## Stated problem
Everything from the first line down to the line containing "(6.5,-6.5) -- (1133,-6.5);" is to be retyped exactly, both ends included, with pictures left out.

## Data in this exercise

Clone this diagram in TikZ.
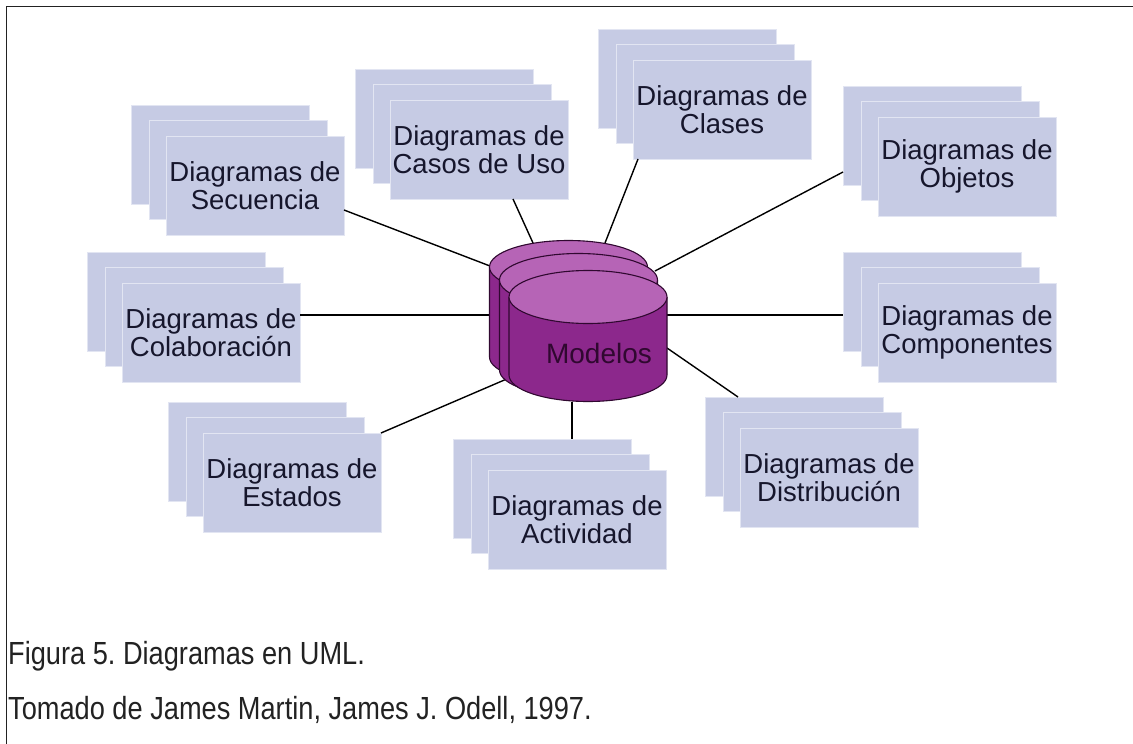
\documentclass[tikz,border=0pt]{standalone}
\usepackage{fontspec}
\setmainfont{Liberation Sans}
\newfontfamily\captionfont[FakeStretch=0.85]{Liberation Sans}
\usetikzlibrary{calc}
\frenchspacing

\definecolor{sheetfill}{RGB}{198,203,228}
\definecolor{sheetedge}{RGB}{226,229,242}
\definecolor{ink}{RGB}{22,22,44}
\definecolor{cylbody}{RGB}{140,40,140}
\definecolor{cyltop}{RGB}{182,100,182}
\definecolor{cyledge}{RGB}{48,8,48}
\definecolor{captionink}{RGB}{34,34,34}

\tikzset{
  sheet/.style={draw=sheetedge, line width=0.8pt, fill=sheetfill,
    minimum width=178pt, minimum height=99pt, inner sep=0pt, outer sep=0pt,
    anchor=north west, text=ink, align=center,
    font=\fontsize{27.5}{28.5}\selectfont},
  link/.style={line width=1.4pt, black},
  caption/.style={anchor=base west, inner sep=0pt, text=captionink,
    font=\captionfont\fontsize{32}{34}\selectfont},
}

% three stacked sheets; #1 name, #2/#3 top-left corner of the front sheet
\newcommand{\umlstack}[4]{%
  \node[sheet] (#1-3) at ({#2-35},{-(#3-31)}) {};
  \node[sheet] (#1-2) at ({#2-17},{-(#3-16)}) {};
  \node[sheet] (#1)   at ({#2},{-#3}) {#4};
}

% one cylinder; #1 name, #2 centre x, #3 top y, #4 bottom y
\newcommand{\umlcyl}[4]{%
  \fill[cylbody] ({#2-79},{-#3}) -- ({#2-79},{-#4})
    arc[start angle=180, end angle=360, x radius=79, y radius=26.5]
    -- ({#2+79},{-#3}) -- cycle;
  \draw[cyledge, line width=1.1pt] ({#2-79},{-#3}) -- ({#2-79},{-#4})
    arc[start angle=180, end angle=360, x radius=79, y radius=26.5]
    -- ({#2+79},{-#3});
  \draw[cyledge, line width=1.1pt, fill=cyltop] ({#2},{-#3})
    ellipse[x radius=79, y radius=26.5];
  \coordinate (#1) at ({#2},{-#3});
}

\begin{document}
\begin{tikzpicture}[x=1pt, y=1pt]
  \useasboundingbox (0,0) rectangle (1133,-744);

  % frame
  \draw[line width=1.8pt, captionink] (6.5,-744) -- (6.5,-6.5) -- (1133,-6.5);

  % diagram stacks
  \umlstack{sec}{166}{136}{Diagramas de\\Secuencia}
  \umlstack{cas}{390}{100}{Diagramas de\\Casos de Uso}
  \umlstack{cla}{633}{60}{Diagramas de\\Clases}
  \umlstack{obj}{878}{117}{Diagramas de\\Objetos}
  \umlstack{col}{122}{283}{Diagramas de\\Colaboración}
  \umlstack{com}{878}{283}{Diagramas de\\Componentes}
  \umlstack{est}{203}{433}{Diagramas de\\Estados}
  \umlstack{act}{488}{470}{Diagramas de\\Actividad}
  \umlstack{dis}{740}{428}{Diagramas de\\Distribución}

  % attachment points on the model store
  \coordinate (m-sec) at (490,-266);
  \coordinate (m-cas) at (533,-243);
  \coordinate (m-cla) at (605,-243);
  \coordinate (m-obj) at (655,-271);
  \coordinate (m-col) at (490,-315);
  \coordinate (m-com) at (667,-315);
  \coordinate (m-est) at (509,-378);
  \coordinate (m-act) at (572,-402);
  \coordinate (m-dis) at (667,-348);

  % connectors
  \draw[link] ($(sec.south east)+(0,25)$) -- (m-sec);
  \draw[link] ($(cas.south)+(34,0)$) -- (m-cas);
  \draw[link] ($(cla.south west)+(5,0)$) -- (m-cla);
  \draw[link] ($(obj-3.south west)+(0,13)$) -- (m-obj);
  \draw[link] (col.east |- m-col) -- (m-col);
  \draw[link] (m-com) -- (com-3.west |- m-com);
  \draw[link] (est.north east) -- (m-est);
  \draw[link] (m-act) -- (act-3.north -| m-act);
  \draw[link] (m-dis) -- ($(dis-3.north west)+(33,0)$);

  % model store
  \umlcyl{mod-3}{568.5}{267}{357}
  \umlcyl{mod-2}{578.5}{280}{370}
  \umlcyl{mod}{588}{297}{375}
  \node[text=cyledge, font=\fontsize{28}{28}\selectfont, inner sep=0pt]
    (modlabel) at (599,-353) {Modelos};

  % caption
  \node[caption] (cap1) at (8,-664) {Figura 5. Diagramas en UML.};
  \node[caption] (cap2) at (8,-719) {Tomado de James Martin, James J. Odell, 1997.};
\end{tikzpicture}
\end{document}
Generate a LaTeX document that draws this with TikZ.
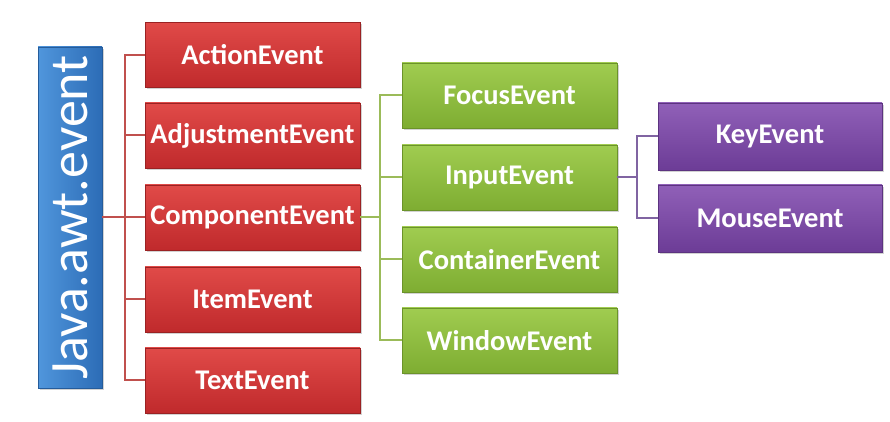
\documentclass[tikz,border=0pt]{standalone}
\usepackage{fontspec}
\setmainfont{Carlito}
\usetikzlibrary{shadows,calc}
\definecolor{redtop}{HTML}{E04A48}
\definecolor{redbot}{HTML}{C02A2C}
\definecolor{redline}{HTML}{C0504D}
\definecolor{greentop}{HTML}{A0CC50}
\definecolor{greenbot}{HTML}{7EAD32}
\definecolor{greenline}{HTML}{9BBB59}
\definecolor{purptop}{HTML}{9060B8}
\definecolor{purpbot}{HTML}{6C3C96}
\definecolor{purpline}{HTML}{8064A2}
\definecolor{bluel}{HTML}{5096DC}
\definecolor{bluer}{HTML}{2C6CB6}
\tikzset{
  x=1pt,y=1pt,
  boxbase/.style={rectangle, inner sep=0pt, text=white, font=\bfseries\fontsize{28.5}{32}\selectfont,
     drop shadow={shadow xshift=1.5pt, shadow yshift=-2pt, opacity=0.35}},
  redbox/.style={boxbase, minimum width=215pt, minimum height=65pt, top color=redtop, bottom color=redbot, draw=redbot!80!black, line width=0.5pt},
  greenbox/.style={boxbase, minimum width=215pt, minimum height=65pt, top color=greentop, bottom color=greenbot, draw=greenbot!85!black, line width=0.5pt},
  purpbox/.style={boxbase, minimum width=224pt, minimum height=67pt, top color=purptop, bottom color=purpbot, draw=purpbot!85!black, line width=0.5pt},
  bluebox/.style={boxbase, minimum width=64pt, minimum height=341pt, left color=bluel, right color=bluer, draw=bluer!85!black, line width=0.5pt},
  redconn/.style={draw=redline, line width=2pt},
  greenconn/.style={draw=greenline, line width=2pt},
  purpconn/.style={draw=purpline, line width=2pt},
}
\begin{document}
\begin{tikzpicture}
\useasboundingbox[fill=white] (0,0) rectangle (890,422);
\coordinate (rtrunk) at (125,204.5);
\coordinate (gtrunk) at (380,204.5);
\coordinate (ptrunk) at (637,244.5);
% nodes
\node[bluebox] (java) at (70,204.5) {};
\node[rotate=90, text=white, font=\fontsize{54}{58}\selectfont] (javat) at (java.center) {Java.awt.event};
\node[redbox] (action) at (252.5,367) {ActionEvent};
\node[redbox] (adjust) at (252.5,286.5) {AdjustmentEvent};
\node[redbox] (comp) at (252.5,204.5) {ComponentEvent};
\node[redbox] (item) at (252.5,122.5) {ItemEvent};
\node[redbox] (textev) at (252.5,41.5) {TextEvent};
\node[greenbox] (focus) at (509.5,326.5) {FocusEvent};
\node[greenbox] (input) at (509.5,244.5) {InputEvent};
\node[greenbox] (cont) at (509.5,162.5) {ContainerEvent};
\node[greenbox] (window) at (509.5,81.5) {WindowEvent};
\node[purpbox] (key) at (770,285.5) {KeyEvent};
\node[purpbox] (mouse) at (770,203.5) {MouseEvent};
% red connectors
\draw[redconn] (java.east) -- (comp.west);
\draw[redconn] (action.west) -- (rtrunk |- action.west) -- (rtrunk |- textev.west) -- (textev.west);
\foreach \n in {adjust,item} \draw[redconn] (rtrunk |- \n.west) -- (\n.west);
% green connectors
\draw[greenconn] (comp.east) -- (gtrunk);
\draw[greenconn] (focus.west) -- (gtrunk |- focus.west) -- (gtrunk |- window.west) -- (window.west);
\foreach \n in {input,cont} \draw[greenconn] (gtrunk |- \n.west) -- (\n.west);
% purple connectors
\draw[purpconn] (input.east) -- (ptrunk);
\draw[purpconn] (key.west) -- (ptrunk |- key.west) -- (ptrunk |- mouse.west) -- (mouse.west);
\end{tikzpicture}
\end{document}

## Solution
Clone this diagram in TikZ.
\documentclass[tikz,border=0pt]{standalone}
\usepackage{fontspec}
\setmainfont{Liberation Sans}
\newfontfamily\captionfont[FakeStretch=0.85]{Liberation Sans}
\usetikzlibrary{calc}
\frenchspacing

\definecolor{sheetfill}{RGB}{198,203,228}
\definecolor{sheetedge}{RGB}{226,229,242}
\definecolor{ink}{RGB}{22,22,44}
\definecolor{cylbody}{RGB}{140,40,140}
\definecolor{cyltop}{RGB}{182,100,182}
\definecolor{cyledge}{RGB}{48,8,48}
\definecolor{captionink}{RGB}{34,34,34}

\tikzset{
  sheet/.style={draw=sheetedge, line width=0.8pt, fill=sheetfill,
    minimum width=178pt, minimum height=99pt, inner sep=0pt, outer sep=0pt,
    anchor=north west, text=ink, align=center,
    font=\fontsize{27.5}{28.5}\selectfont},
  link/.style={line width=1.4pt, black},
  caption/.style={anchor=base west, inner sep=0pt, text=captionink,
    font=\captionfont\fontsize{32}{34}\selectfont},
}

% three stacked sheets; #1 name, #2/#3 top-left corner of the front sheet
\newcommand{\umlstack}[4]{%
  \node[sheet] (#1-3) at ({#2-35},{-(#3-31)}) {};
  \node[sheet] (#1-2) at ({#2-17},{-(#3-16)}) {};
  \node[sheet] (#1)   at ({#2},{-#3}) {#4};
}

% one cylinder; #1 name, #2 centre x, #3 top y, #4 bottom y
\newcommand{\umlcyl}[4]{%
  \fill[cylbody] ({#2-79},{-#3}) -- ({#2-79},{-#4})
    arc[start angle=180, end angle=360, x radius=79, y radius=26.5]
    -- ({#2+79},{-#3}) -- cycle;
  \draw[cyledge, line width=1.1pt] ({#2-79},{-#3}) -- ({#2-79},{-#4})
    arc[start angle=180, end angle=360, x radius=79, y radius=26.5]
    -- ({#2+79},{-#3});
  \draw[cyledge, line width=1.1pt, fill=cyltop] ({#2},{-#3})
    ellipse[x radius=79, y radius=26.5];
  \coordinate (#1) at ({#2},{-#3});
}

\begin{document}
\begin{tikzpicture}[x=1pt, y=1pt]
  \useasboundingbox (0,0) rectangle (1133,-744);

  % frame
  \draw[line width=1.8pt, captionink] (6.5,-744) -- (6.5,-6.5) -- (1133,-6.5);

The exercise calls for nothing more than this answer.